Following its presentation in Milan, Vespa Primavera arrived on the market in 1968, incorporating unique and winning characteristics that had featured on other Vespa models in previous seasons. This is why even the first Primavera, the 1968 model, already had its own family tree. Small yet powerful, Vespa Primavera condensed all those qualities that served to power a generation of young people as they took action, as of that very year, to find their own spaces, their own freedom.
The first Vespa to break away from the "relaxed" image offered up until that point was the 1955 GS, with its sports soul and performance level. Born out of the Piaggio Race Department's experience (throughout the 50s, it competed with Vespa in regularity trials, often beating its Italian and foreign competition), the GS was a turning point in Vespa history: fast (it exceeded 100 km/h), innovative (the first 4-speed gearbox) and safe (thanks to its larger 10" wheels).

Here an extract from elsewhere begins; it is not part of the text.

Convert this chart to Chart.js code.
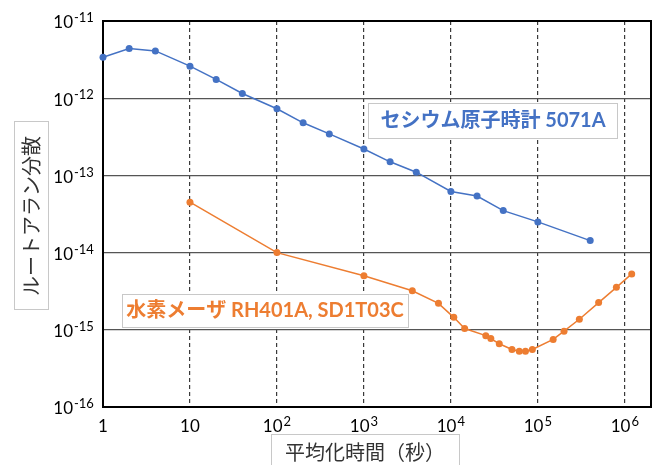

The 1963 Vespa 50 served as a milestone, introducing the “small shell” concept into the Vespa family. A smaller, more agile and youthful chassis that, created with the minimum engine capacity, immediately proved that it couldn't resist the temptation to grow in both engine capacity and performance.
This was how the Vespa 90 SS came about, in 1966; a special series deriving from the Vespa 50, it was characterised by a top box located between the seat and the steering column to encourage an extended riding position. The sports handlebar was narrow and low, the mudguard and shield were also radically new, tapered to favour speed. With displacement of just 90 cc, it reached 93 km/h. The “Nuova 125” was also born in 1966 and adopted the small chassis, created with the “Cinquanta”, as well as 10" wheels, a first for the 125.
Mid-way through the roaring 60s, everything was ready for the birth of the youngest Vespa, one that knew how to incorporate all of the best qualities, freshness and speed that had, until then, been split between the various models.
Vespa Primavera immediately became the dream for youngsters. Sixteen-year olds were fascinated by the increase in engine performance compared to the “Nuova 125”. Along with its elegance and lightness, much appreciated by young people, the model's handling and standing start contributed to its extraordinary commercial success. Vespa Primavera remained in the catalogue for 15 years and was flanked, in 1976, by the Primavera ET3 version, a model characterised by its electronic ignition, three transfer ports on the cylinder, a new elongated silencer taken from the 90 SS and an ignition key on the handlebar. All of this translated into even greater performance, reviving the sporting legend of the Primavera.
Vespa Primavera was reborn in 2013 harnessing all those qualities that led to the success of the first version. Young, innovative, technologically cutting-edge, agile and dynamic, and attentive to protecting the environment of which it is part, Vespa Primavera is once again a star of its time, inheriting all the freshness and joie de vivre of its ancestor.